Worked example from the source

The CDC feed in the Databricks post is deliberately out-of-order:

userId operation sequenceNum
124 INSERT 1
123 INSERT 1
125 INSERT 2
126 INSERT 2
123 DELETE 6
125 UPDATE (Guadalajara) 6
125 UPDATE (Mexicali) 5
123 UPDATE (Chihuahua) 5

Arrival order puts the sequenceNum=6 DELETE for user 123 before the sequenceNum=5 UPDATE for user 123. A naive pipeline applies them in arrival order — the delete succeeds, then the update re-creates a ghost row. The correct outcome is that user 123 does not appear in the SCD Type 1 output at all. AutoCDC's sequence_by handles this automatically.

For SCD Type 2 the same out-of-order feed produces the correct version history:

id name city __START_AT __END_AT
123 Isabel Monterrey 1 5
123 Isabel Chihuahua 5 6
125 Mercedes Tijuana 2 5
125 Mercedes Mexicali 5 6
125 Mercedes Guadalajara 6 NULL

User 123 has two closed versions (ended at sequence 6 when deleted); user 125 has three versions showing ordered city changes despite arrival being out of order. (Source: sources/2026-04-22-databricks-stop-hand-coding-change-data-capture-pipelines)

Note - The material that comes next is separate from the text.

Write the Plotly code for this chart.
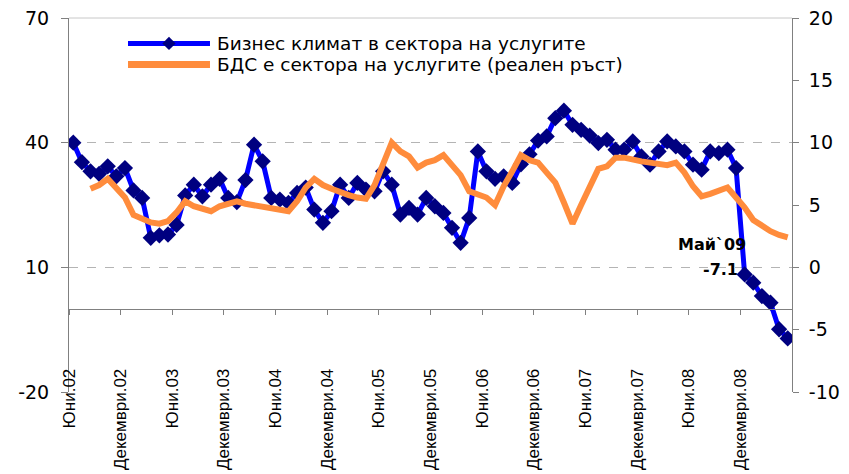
import plotly.graph_objects as go

# Month index 0 = June 2002 ... 83 = May 2009
tick_labels = ["Юни.02", "Декември.02", "Юни.03", "Декември.03", "Юни.04", "Декември.04",
               "Юни.05", "Декември.05", "Юни.06", "Декември.06", "Юни.07", "Декември.07",
               "Юни.08", "Декември.08"]
left_ticks = [-20, 10, 40, 70]
right_ticks = [-10, -5, 0, 5, 10, 15, 20]

business_climate = [
    40.0, 35.3, 33.1, 32.5, 34.3, 31.9, 33.9, 28.5, 26.7, 17.1,
    17.7, 17.9, 20.2, 27.3, 29.9, 27.1, 29.9, 31.3, 26.7, 25.7,
    31.0, 39.5, 35.5, 26.7, 26.3, 25.5, 27.9, 29.2, 23.9, 20.7,
    23.5, 29.9, 26.7, 30.3, 28.7, 28.3, 33.1, 29.9, 22.7, 24.3,
    22.7, 26.7, 24.7, 23.1, 19.5, 15.9, 21.9, 37.9, 33.1, 31.3,
    31.9, 30.3, 34.8, 37.2, 40.5, 41.5, 45.9, 47.7, 44.3, 43.1,
    41.7, 39.9, 40.7, 38.3, 38.3, 40.3, 36.7, 34.7, 37.9, 40.3,
    39.1, 37.9, 34.7, 33.5, 37.9, 37.5, 38.3, 33.9, 8.3, 6.3,
    3.1, 1.5, -4.9, -7.1,
]

gdp_growth = [
    6.3, 6.6, 7.1, 6.3, 5.6, 4.2, 3.9, 3.6, 3.5, 3.7,
    4.4, 5.3, 4.9, 4.7, 4.5, 4.9, 5.1, 5.3, 5.1, 5.0,
    4.9, 4.8, 4.6, 4.5, 5.3, 6.4, 7.1, 6.6, 6.3, 6.0,
    5.8, 5.6, 5.5, 6.6, 8.3, 10.0, 9.3, 8.9, 8.0, 8.4,
    8.6, 9.0, 8.2, 7.4, 6.1, 5.9, 5.6, 5.0, 6.5, 7.7,
    9.0, 8.6, 8.4, 7.6, 6.8, 5.2, 3.5, 5.0, 6.5, 7.9,
    8.1, 8.8, 8.8, 8.6, 8.5, 8.4, 8.3, 8.2, 8.4, 7.6,
    6.5, 5.7, 5.9, 6.1, 6.4, 5.6, 4.8, 3.8, 3.3, 2.9,
    2.6, 2.4,
]
gdp_start = 2

series_names = ["Бизнес климат в сектора на услугите",
                "БДС е сектора на услугите (реален ръст)"]
last_label = "Май`09"

BLUE = "#0000FF"
NAVY = "#000080"
ORANGE = "#FF8C3C"
GRID = "#B4B4B4"
AXIS = "#808080"

bc_x = list(range(len(business_climate)))
gdp_x = list(range(gdp_start, gdp_start + len(gdp_growth)))
n = len(business_climate)

tick_marks = [k * 6 - 0.5 for k in range(n // 6 + 1)]
tick_text = tick_labels + [""] * (len(tick_marks) - len(tick_labels))

fig = go.Figure()
fig.add_trace(go.Scatter(
    x=bc_x, y=business_climate, mode="lines+markers",
    name=series_names[0],
    line=dict(color=BLUE, width=5),
    marker=dict(symbol="diamond", size=12.5, color=NAVY),
    yaxis="y", showlegend=False,
))
fig.add_trace(go.Scatter(
    x=gdp_x, y=gdp_growth, mode="lines",
    name=series_names[1],
    line=dict(color=ORANGE, width=6),
    yaxis="y2", showlegend=False,
))

# Last value label
fig.add_annotation(
    x=78.4, y=15.5, xref="x", yref="y", text=f"<b>{last_label}</b>",
    showarrow=False, xanchor="right", yanchor="middle",
    font=dict(family="DejaVu Sans", size=16, color="black"),
)
fig.add_annotation(
    x=77.5, y=9.5, xref="x", yref="y", text=f"<b>{business_climate[-1]}</b>",
    showarrow=False, xanchor="right", yanchor="middle",
    font=dict(family="DejaVu Sans", size=16, color="black"),
)

# Top border of the plot area
fig.add_shape(type="line", xref="paper", yref="paper", x0=0, x1=1, y0=1, y1=1,
              line=dict(color="#C8C8C8", width=1))

# Legend (drawn in paper coordinates so the row spacing matches)
leg_x0, leg_x1, leg_tx = 0.0816, 0.195, 0.2019
leg_rows = [0.932, 0.876]
fig.add_shape(type="line", xref="paper", yref="paper",
              x0=leg_x0, x1=leg_x1, y0=leg_rows[0], y1=leg_rows[0],
              line=dict(color=BLUE, width=5))
cx, dx, dy = (leg_x0 + leg_x1) / 2, 0.0092, 0.0178
fig.add_shape(type="path", xref="paper", yref="paper",
              path=f"M {cx - dx},{leg_rows[0]} L {cx},{leg_rows[0] + dy} "
                   f"L {cx + dx},{leg_rows[0]} L {cx},{leg_rows[0] - dy} Z",
              fillcolor=NAVY, line=dict(color=NAVY, width=0))
fig.add_shape(type="line", xref="paper", yref="paper",
              x0=leg_x0, x1=leg_x1, y0=leg_rows[1], y1=leg_rows[1],
              line=dict(color=ORANGE, width=7))
for name, ry in zip(series_names, leg_rows):
    fig.add_annotation(
        x=leg_tx, y=ry, xref="paper", yref="paper", text=name,
        showarrow=False, xanchor="left", yanchor="middle",
        font=dict(family="DejaVu Sans", size=18.5, color="black"),
    )

# The page body has an 8px margin (left/top), so the figure is shifted by 8px
fig.update_layout(
    width=841, height=466,
    margin=dict(l=61, r=57, t=10, b=82, autoexpand=False),
    paper_bgcolor="white", plot_bgcolor="white",
    showlegend=False,
    xaxis=dict(
        range=[-0.5, n - 0.5],
        tickmode="array", tickvals=tick_marks, ticktext=tick_text,
        tickangle=-90,
        tickfont=dict(family="Liberation Sans", size=17, color="black"),
        ticks="outside", ticklen=5, tickcolor=AXIS,
        showline=True, linecolor=AXIS, linewidth=1,
        showgrid=False, zeroline=False,
        anchor="free", position=20 / 90,
        ticklabelstandoff=47, automargin=False, ticklabeloverflow="allow",
    ),
    yaxis=dict(
        range=[-20, 70], tickmode="array", tickvals=left_ticks,
        ticktext=[str(v) for v in left_ticks],
        showgrid=True, gridcolor=GRID, griddash="dash", gridwidth=1,
        showline=True, linecolor=AXIS, ticks="outside", ticklen=7, tickcolor=AXIS,
        zeroline=False, automargin=False, ticklabelstandoff=8,
        ticklabeloverflow="allow",
        tickfont=dict(family="DejaVu Sans", size=19, color="black"),
    ),
    yaxis2=dict(
        range=[-10, 20], tickmode="array", tickvals=right_ticks,
        ticktext=[str(v) for v in right_ticks],
        overlaying="y", side="right", anchor="x",
        showgrid=False, showline=True, linecolor=AXIS, ticks="outside", ticklen=6,
        tickcolor=AXIS, zeroline=False, automargin=False, ticklabelstandoff=6,
        ticklabeloverflow="allow",
        tickfont=dict(family="DejaVu Sans", size=19, color="black"),
    ),
)

fig.write_html("out.html")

Why hand-rolled pipelines get this wrong

Hand-rolled CDC typically fails out-of-sequence handling in one of three ways:

  1. Implicit arrival-order assumption. The pipeline is written assuming event arrival order = event logical order, usually because early tests don't produce out-of-order streams.
  2. Dedup without ordering. The pipeline dedupes on key but picks an arbitrary survivor (e.g., "last arrived") rather than the highest-sequence survivor.
  3. Window-function dedupe without retry-safety. The pipeline uses ROW_NUMBER() OVER (PARTITION BY key ORDER BY sequence) correctly within a batch, but reprocessing the batch against already-applied target rows double-applies the top row.

The idiomatic fix in hand-rolled MERGE is the pre-dedupe step seen in the post's appendix:

updates = (spark.read.table("cdc_data.users")
    .groupBy("userId")
    .agg(max_by(struct("*"), "sequenceNum").alias("row"))
    .select("row.*"))

Combined with a WHEN MATCHED AND s.sequenceNum > t.sequenceNum clause, this gives correct out-of-sequence behaviour. AutoCDC subsumes all of it into the single sequence_by parameter.

Relationship to idempotency

Out-of-sequence handling is a necessary but not sufficient condition for idempotent CDC pipelines. Sequencing-based dedup makes event order robust; retry / exactly- once semantics make event count robust. Both are needed. AutoCDC inherits the latter from Lakeflow SDP's incremental-progress tracking; sequence_by provides the former.

Seen in

  • sources/2026-04-22-databricks-stop-hand-coding-change-data-capture-pipelines — Databricks canonicalises sequence_by as the declarative primitive for out-of-sequence CDC correctness inside AutoCDC. Out-of-order CDC feed worked example (users 123 / 125 with DELETE and UPDATE arriving before earlier UPDATE) illustrates both SCD Type 1 and SCD Type 2 behaviour. First wiki source to pin out-of-sequence handling as a first-class CDC correctness concern separate from idempotency.
Last updated · 517 distilled / 1,221 read